I know I've hit paydirt when I write on autopilot. That happens maybe three times a year and it'd be frightening if it wasn't so damned exhilarating. Words just flow on to the screen seemingly without conscious effort; I never have to stop and think about a sentence is taking me, and at the best of times I don't even have to back up and fix a typo. It all just scrolls out. Those tend to be the posts that garner the most praise, and I want to say hey, don't look at me, something wrote that through me.  Chances are at least half the posts I pick to showcase and discuss over the next ten weeks will have been written that way.

Most of my posts, though, require effort. The ones I hate most require RESEARCH. There's another good reason to abandon the political in favour of the personal...if I'm writing about me, there's no Googling to be done there.

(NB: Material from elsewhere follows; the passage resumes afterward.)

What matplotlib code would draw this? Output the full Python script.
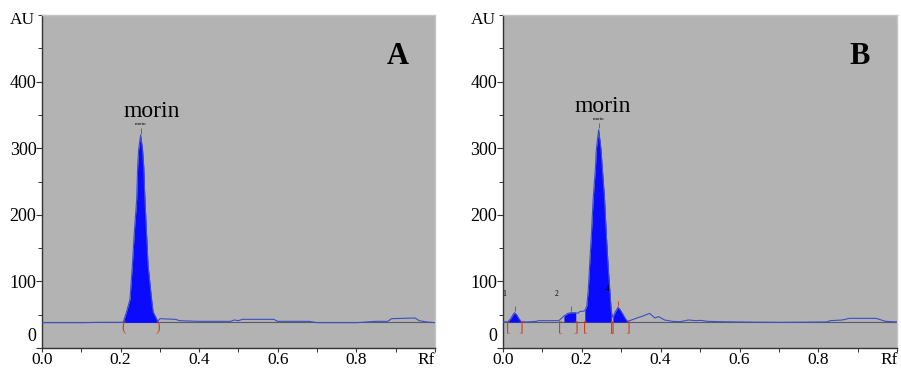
#!/usr/bin/env python3
"""
Densitogram panels (A: standard, B: sample) with the morin peak marked.
"""

import numpy as np
import matplotlib.pyplot as plt
from matplotlib.ticker import MultipleLocator

# panel A trace (Rf, AU)
rf_a = [0.00, 0.05, 0.10, 0.15, 0.20, 0.207, 0.215, 0.224, 0.230, 0.235, 0.241,
        0.2435, 0.246, 0.251, 0.256, 0.259, 0.262, 0.266, 0.270, 0.279, 0.283,
        0.295, 0.30, 0.34, 0.35, 0.40, 0.48, 0.49, 0.50, 0.51, 0.59, 0.60, 0.68,
        0.70, 0.80, 0.85, 0.88, 0.89, 0.95, 0.96, 0.98, 1.00]
au_a = [38, 38, 38, 38.5, 38.5, 39, 54, 73, 124, 174, 223,
        272, 298, 320, 298, 272, 223, 174, 124, 73, 54,
        40, 44, 43, 41, 40, 40, 42, 41, 43, 43, 40, 40,
        38, 38, 40, 40, 44, 45, 41, 39, 38]
peaks_a = [(0.207, 0.295)]
base_a = 38.5

# panel B trace (Rf, AU)
rf_b = [0.000, 0.013, 0.020, 0.026, 0.030, 0.035, 0.041, 0.047, 0.06, 0.085,
        0.09, 0.14, 0.144, 0.155, 0.165, 0.172, 0.18, 0.185, 0.19, 0.196,
        0.203, 0.208, 0.213, 0.217, 0.220, 0.225, 0.229, 0.235, 0.237, 0.243,
        0.249, 0.252, 0.258, 0.262, 0.267, 0.272, 0.275, 0.279, 0.285, 0.292,
        0.297, 0.305, 0.312, 0.317, 0.326, 0.34, 0.355, 0.372, 0.38, 0.385,
        0.395, 0.41, 0.43, 0.45, 0.47, 0.49, 0.50, 0.52, 0.55, 0.60,
        0.70, 0.82, 0.83, 0.86, 0.878, 0.946, 0.97, 1.00]
au_b = [39, 39.5, 44, 50, 53, 50, 44, 39.5, 39, 40,
        41, 41, 42, 48, 52, 53, 53, 53, 52, 55,
        55, 56, 63, 90, 123, 175, 223, 272, 298, 328,
        298, 272, 223, 175, 123, 80, 55, 46, 54, 61,
        58, 50, 43, 40, 42, 45, 48, 52, 48, 45,
        47, 42, 40, 39.5, 42, 41, 41.5, 40, 39.5, 39,
        38.5, 39, 41, 42, 44.5, 44.5, 40, 39]
peaks_b = [(0.013, 0.047), (0.147, 0.185), (0.208, 0.277), (0.277, 0.317)]
base_b = 39
peak_ids_b = ["1", "2", "", "4"]

panel_letters = ["A", "B"]
xtick_vals = [0.0, 0.2, 0.4, 0.6, 0.8, 1.0]
xtick_text = ["0.0", "0.2", "0.4", "0.6", "0.8", "Rf"]
ytick_vals = [0, 100, 200, 300, 400]

SERIF = ["Liberation Serif", "DejaVu Serif"]
BG = "#b3b3b3"
FILL = "#0a0aff"
LINE = "#3d4ec4"
RED = "#d0401c"


def draw_panel(ax, rf, au, peaks, base, letter, brackets, ids=None):
    rf = np.asarray(rf)
    au = np.asarray(au)
    ax.set_facecolor(BG)
    ax.axhline(base, color="#5a5a6a", lw=0.8, zorder=1)
    for i, (lo, hi) in enumerate(peaks):
        m = (rf >= lo - 1e-9) & (rf <= hi + 1e-9)
        ax.fill_between(rf[m], base, au[m], color=FILL, lw=0, zorder=2)
        # bracket marks at the integration limits
        ax.text(lo, base - 8, brackets[0], color=RED, fontsize=10,
                ha="center", va="center", family=SERIF, zorder=4)
        ax.text(hi, base - 8, brackets[1], color=RED, fontsize=10,
                ha="center", va="center", family=SERIF, zorder=4)
        # apex tick
        k = np.argmax(np.where(m, au, -1))
        ax.vlines(rf[k], au[k] + 2, au[k] + 10, color=RED, lw=0.7, zorder=4)
        if ids and ids[i]:
            ax.annotate(ids[i], (lo, au[k]), xytext=(-3, 12),
                        textcoords="offset points", fontsize=5.5, ha="center",
                        family=SERIF)
    ax.plot(rf, au, color=LINE, lw=0.8, zorder=3)

    # peak name
    k = int(np.argmax(au))
    ax.annotate("morin", (rf[k], au[k]), xytext=(0, 7),
                textcoords="offset points", fontsize=3.5, ha="center",
                family=SERIF)
    ax.annotate("morin", (rf[k], au[k]), xytext=(8 if letter == "A" else 3, 13),
                textcoords="offset points", fontsize=17, ha="center",
                family=SERIF)
    ax.text(0.905, 0.875, letter, transform=ax.transAxes, fontsize=22,
            fontweight="bold", ha="center", va="center", family=SERIF)

    ax.set_xlim(0, 1.0)
    ax.set_ylim(0, 500)
    ax.set_xticks(xtick_vals)
    ax.set_xticklabels(xtick_text, family=SERIF, fontsize=12.5)
    ax.get_xticklabels()[-1].set_ha("right")
    ax.xaxis.set_minor_locator(MultipleLocator(0.1))
    ax.set_yticks(ytick_vals)
    ax.set_yticklabels([""] + [str(v) for v in ytick_vals[1:]],
                       family=SERIF, fontsize=13)
    ax.yaxis.set_minor_locator(MultipleLocator(50))
    ax.annotate("0", (0, 0), xycoords=("axes fraction", "data"),
                xytext=(-4, 8), textcoords="offset points", ha="right",
                va="center", family=SERIF, fontsize=13)
    ax.text(-0.018, 0.985, "AU", transform=ax.transAxes, ha="right",
            va="center", family=SERIF, fontsize=12.5)
    ax.tick_params(which="major", direction="out", length=4, width=0.8,
                   pad=0, color="#333333")
    ax.tick_params(which="minor", direction="out", length=3, width=0.7,
                   color="#333333")
    ax.tick_params(axis="x", which="major", length=3, pad=0)
    for side in ("left", "bottom"):
        ax.spines[side].set_color("#333333")
        ax.spines[side].set_linewidth(1.0)
    for side in ("top", "right"):
        ax.spines[side].set_color("#c6c6c6")
        ax.spines[side].set_linewidth(1.0)


def main():
    fig = plt.figure(figsize=(9.01, 3.69), dpi=100)
    ax_a = fig.add_axes([0.0466, 0.057, 0.436, 0.902])
    ax_b = fig.add_axes([0.558, 0.057, 0.438, 0.902])
    draw_panel(ax_a, rf_a, au_a, peaks_a, base_a, panel_letters[0], ("(", ")"))
    draw_panel(ax_b, rf_b, au_b, peaks_b, base_b, panel_letters[1], ("[", "]"),
               peak_ids_b)
    fig.savefig("out.png", dpi=100)


if __name__ == "__main__":
    main()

I wish more people blogged, really I do. I want to read about you more than I want to write about me. But most people don't find blogging appealing at all. They start up a blog, go great gangbusters on it for a week or a month or maybe even a few years...and then abandon it in favour of Twitter. (Sometimes I amuse myself and calculate how many tweets the blog I'm writing would have to be. It's safe to say I will never tweet more than occasionally, nor will I use the fourteen-character social media app that is destined to supplant Twitter in the coming years as everything and everybody continues to truncate.)

I write for you, and I thank you so much for reading...but I also write for me.